Quando finalmente approderemo su Marte - nel decennio 2030, secondo le più rosee previsioni - ci occorreranno case. I cervelloni della Nasa hanno proposto, finora, le più creative soluzioni per allestire un rifugio, dalle basi sotterranee ai forni nucleari per cuocere mattoni.
Nessuno, finora, aveva guardato alla soluzione più semplice: blocchi di suolo marziano che stiano assieme soltanto per compressione, praticamente mattoni. Non solo è possibile, come dimostra uno studio finanziato dall'Agenzia spaziale americana, ma pare sia anche particolarmente vantaggioso: secondo gli ingegneri dell'università della California a San Diego, bastano infatti alcuni ben assestati colpi di martello per ricavare mattoncini di suolo marziano più resistenti del cemento armato terrestre.
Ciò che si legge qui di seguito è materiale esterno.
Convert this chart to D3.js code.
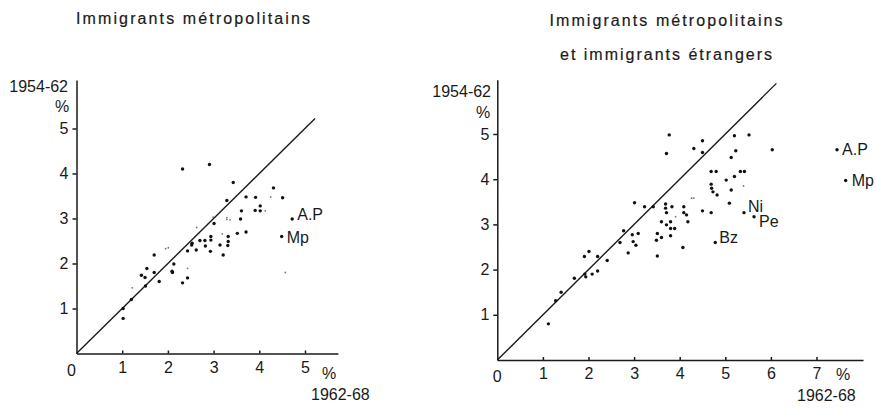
<!DOCTYPE html>
<html lang="fr">
<head>
<meta charset="UTF-8">
<title>Immigrants métropolitains</title>
<script src="https://cdnjs.cloudflare.com/ajax/libs/d3/7.8.5/d3.min.js"></script>
<style>
  body { margin: 0; background: #fff; }
  svg { display: block; font-family: "Liberation Sans", Arial, sans-serif; }
  .tick text { font-size: 16px; fill: #1a1a1a; }
  .tick line, .domain { stroke: #1a1a1a; stroke-width: 1.5; }
  .lbl { font-size: 16px; fill: #1a1a1a; }
  .title { font-size: 16px; fill: #1a1a1a; stroke: #1a1a1a; stroke-width: 0.2; }
</style>
</head>
<body>
<div id="chart"></div>
<script>
// ---- data (x = 1962-68 %, y = 1954-62 %) ----
const leftTitle = ["Immigrants métropolitains"];
const leftPoints = [
  [2.32,4.10],[2.91,4.20],[3.43,3.80],[4.31,3.68],[4.51,3.46],[3.92,3.47],[3.71,3.48],
  [3.29,3.40],[3.61,3.17],[3.91,3.18],[4.02,3.28],[4.02,3.17],[3.59,2.99],[3.01,2.89],
  [3.71,2.70],[3.52,2.67],[3.32,2.60],[3.32,2.49],[3.31,2.40],[3.14,2.41],[3.21,2.19],
  [2.94,2.60],[2.94,2.52],[2.81,2.51],[2.82,2.39],[2.70,2.51],[2.93,2.27],[2.62,2.30],
  [2.52,2.41],[2.53,2.45],[2.43,2.28],[2.13,1.99],[2.09,1.83],[2.10,1.80],[2.43,1.68],
  [2.32,1.57],[1.70,2.19],[1.54,1.89],[1.42,1.74],[1.50,1.69],[1.70,1.80],[1.81,1.60],
  [1.51,1.50],[1.20,1.20],[1.02,1.00],[1.02,0.78]
];
const leftFaint = [
  [2.43,1.89],[1.22,1.46],[2.01,2.35],[1.95,2.33],[2.63,2.80],[2.99,3.03],[3.19,2.66],
  [3.29,2.98],[3.36,2.97],[4.25,3.48],[4.13,3.17],[4.57,1.80],[3.29,3.02]
];
const leftNamed = [
  {name: "A.P", x: 4.72, y: 2.99},
  {name: "Mp", x: 4.49, y: 2.60}
];

const rightTitle = ["Immigrants métropolitains", "et immigrants étrangers"];
const rightPoints = [
  [1.12,0.80],[1.28,1.31],[1.40,1.50],[1.69,1.81],[1.91,2.29],[2.01,2.40],[1.92,1.90],
  [1.94,1.84],[2.08,1.90],[2.20,2.29],[2.20,1.97],[2.41,2.20],[2.69,2.60],[2.77,2.86],
  [2.87,2.37],[2.96,2.77],[3.01,3.48],[2.98,2.62],[3.04,2.54],[3.09,2.80],[3.23,3.39],
  [3.42,3.39],[3.49,2.65],[3.51,2.80],[3.51,2.30],[3.60,3.06],[3.60,2.71],[3.69,3.45],
  [3.69,3.36],[3.71,3.26],[3.71,2.99],[3.77,4.98],[3.71,4.57],[3.80,3.06],[3.80,2.75],
  [3.80,2.91],[3.83,3.39],[3.89,2.91],[4.07,2.49],[4.09,3.39],[4.09,3.26],[4.15,3.21],
  [4.18,3.06],[4.31,4.68],[4.50,4.85],[4.50,4.59],[4.50,3.30],[4.69,4.17],[4.80,4.17],
  [4.69,3.89],[4.70,3.80],[4.73,3.72],[4.82,3.65],[4.69,3.26],[5.02,3.98],[5.09,3.47],
  [5.13,4.48],[5.13,3.76],[5.20,4.06],[5.20,4.96],[5.23,4.63],[5.33,4.17],[5.42,4.17],
  [5.52,4.98],[6.03,4.65]
];
const rightFaint = [[3.91,3.17],[4.26,3.58],[4.31,3.58],[5.40,3.85]];
const rightNamed = [
  {name: "A.P", x: 7.45, y: 4.65},
  {name: "Mp", x: 7.64, y: 3.97},
  {name: "Ni", x: 5.41, y: 3.26},
  {name: "Pe", x: 5.63, y: 3.17},
  {name: "Bz", x: 4.78, y: 2.60}
];

const yLabel = "1954-62";
const xLabel = "1962-68";

// ---- drawing ----
const W = 876, H = 409;
const svg = d3.select("#chart").append("svg")
  .attr("width", W).attr("height", H)
  .attr("viewBox", [0, 0, W, H]);

function panel(o) {
  const x = d3.scaleLinear().domain([0, o.xMax]).range([o.x0, o.x0 + o.xMax * o.ux]);
  const y = d3.scaleLinear().domain([0, o.yMax]).range([o.y0, o.y0 - o.yMax * o.uy]);
  const g = svg.append("g");

  // titles
  o.title.forEach((t, i) => {
    g.append("text").attr("class", "title")
      .attr("x", o.titleX).attr("y", o.titleY + i * 34)
      .attr("text-anchor", "middle")
      .attr("textLength", o.titleW[i]).attr("lengthAdjust", "spacing")
      .text(t);
  });

  const fmt = d3.format("d");
  g.append("g").attr("transform", `translate(0,${o.y0})`)
    .call(d3.axisBottom(x).tickValues(d3.range(1, o.xTicks + 1)).tickFormat(fmt)
      .tickSizeInner(-3).tickSizeOuter(0).tickPadding(8));

  g.append("g").attr("transform", `translate(${o.x0},0)`)
    .call(d3.axisLeft(y).tickValues(d3.range(1, o.yTicks + 1)).tickFormat(fmt)
      .tickSizeInner(4).tickSizeOuter(0).tickPadding(4));

  g.append("text").attr("class", "lbl").attr("x", o.x0 + o.zeroDx).attr("y", o.y0 + 22)
    .attr("text-anchor", "middle").text("0");

  // axis titles
  g.append("text").attr("class", "lbl")
    .attr("x", o.yLab[0]).attr("y", o.yLab[1]).attr("text-anchor", "end").text(yLabel);
  g.append("text").attr("class", "lbl")
    .attr("x", o.yPct[0]).attr("y", o.yPct[1]).attr("text-anchor", "middle").text("%");
  g.append("text").attr("class", "lbl")
    .attr("x", o.xPct[0]).attr("y", o.xPct[1]).attr("text-anchor", "middle").text("%");
  g.append("text").attr("class", "lbl")
    .attr("x", o.xLab[0]).attr("y", o.xLab[1]).text(xLabel);

  // diagonal y = x
  g.append("line")
    .attr("x1", x(0)).attr("y1", y(0))
    .attr("x2", x(o.diag)).attr("y2", y(o.diag))
    .attr("stroke", "#1a1a1a").attr("stroke-width", 1.4);

  g.selectAll(".faint").data(o.faint).join("circle")
    .attr("cx", d => x(d[0])).attr("cy", d => y(d[1]))
    .attr("r", 0.9).attr("fill", "#777");

  g.selectAll(".pt").data(o.points.concat(o.named.map(d => [d.x, d.y]))).join("circle")
    .attr("cx", d => x(d[0])).attr("cy", d => y(d[1]))
    .attr("r", 1.7).attr("fill", "#111");

  g.selectAll(".name").data(o.named).join("text")
    .attr("class", "lbl").attr("font-size", 15)
    .attr("x", d => x(d.x) + o.nameOff[d.name][0])
    .attr("y", d => y(d.y) + o.nameOff[d.name][1])
    .text(d => d.name);
}

panel({
  x0: 76.5, y0: 353.5, ux: 45.7, uy: 45, xMax: 5.72, yMax: 6.08, xTicks: 5, yTicks: 5,
  diag: 5.22, zeroDx: -5,
  title: leftTitle, titleX: 193, titleY: 24, titleW: [234],
  points: leftPoints, faint: leftFaint, named: leftNamed,
  nameOff: {"A.P": [5, 1], "Mp": [5, 6]},
  yLab: [68, 92], yPct: [62, 112], xPct: [329, 379], xLab: [311, 400]
});

panel({
  x0: 497.3, y0: 360, ux: 45.6, uy: 45.2, xMax: 8.02, yMax: 6.2, xTicks: 7, yTicks: 5,
  diag: 6.12, zeroDx: 0,
  title: rightTitle, titleX: 666, titleY: 26, titleW: [233, 212],
  points: rightPoints, faint: rightFaint, named: rightNamed,
  nameOff: {"A.P": [5, 5], "Mp": [6, 5], "Ni": [4, -1], "Pe": [5, 10], "Bz": [4, 1]},
  yLab: [491, 97], yPct: [483, 118], xPct: [843, 380], xLab: [797, 401]
});
</script>
</body>
</html>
Nessuna aggiunta. Gli scienziati stavano cercando di ridurre al minimo il numero di polimeri da estrarre dal suolo marziano comporre un materiale da compattare in blocchi stabili. Quasi per caso, hanno scoperto che non servono complesse operazioni chimiche, né additivi: l'ossido di ferro che conferisce al terreno del pianeta il tipico colore rossiccio da "pianeta rosso", appunto, agisce da legante naturale sulle particelle di roccia basaltica, tenendole insieme in un blocco coerente.
La ricetta. È sufficiente inserire il materiale - nel caso degli scienziati californiani, un facsimile di suolo marziano - in un contenitore flessibile, per esempio un involucro di gomma. E applicarvi, a questo punto, una pressione sufficiente a far legare, tra loro, le polveri di ossido ferroso: per un piccolo campione di suolo, serve la pressione equivalente a quella di un martello di 4,5 kg che cada da un metro di altezza.
Quello che si ottiene è un blocco più resistente di molti materiali rinforzati che si usano per l'edilizia terrestre e adatto ad essere impilato, come un mattone terrestre. Insomma, su Marte potremmo non avere problemi di case (sempre che riusciamo ad arrivarci).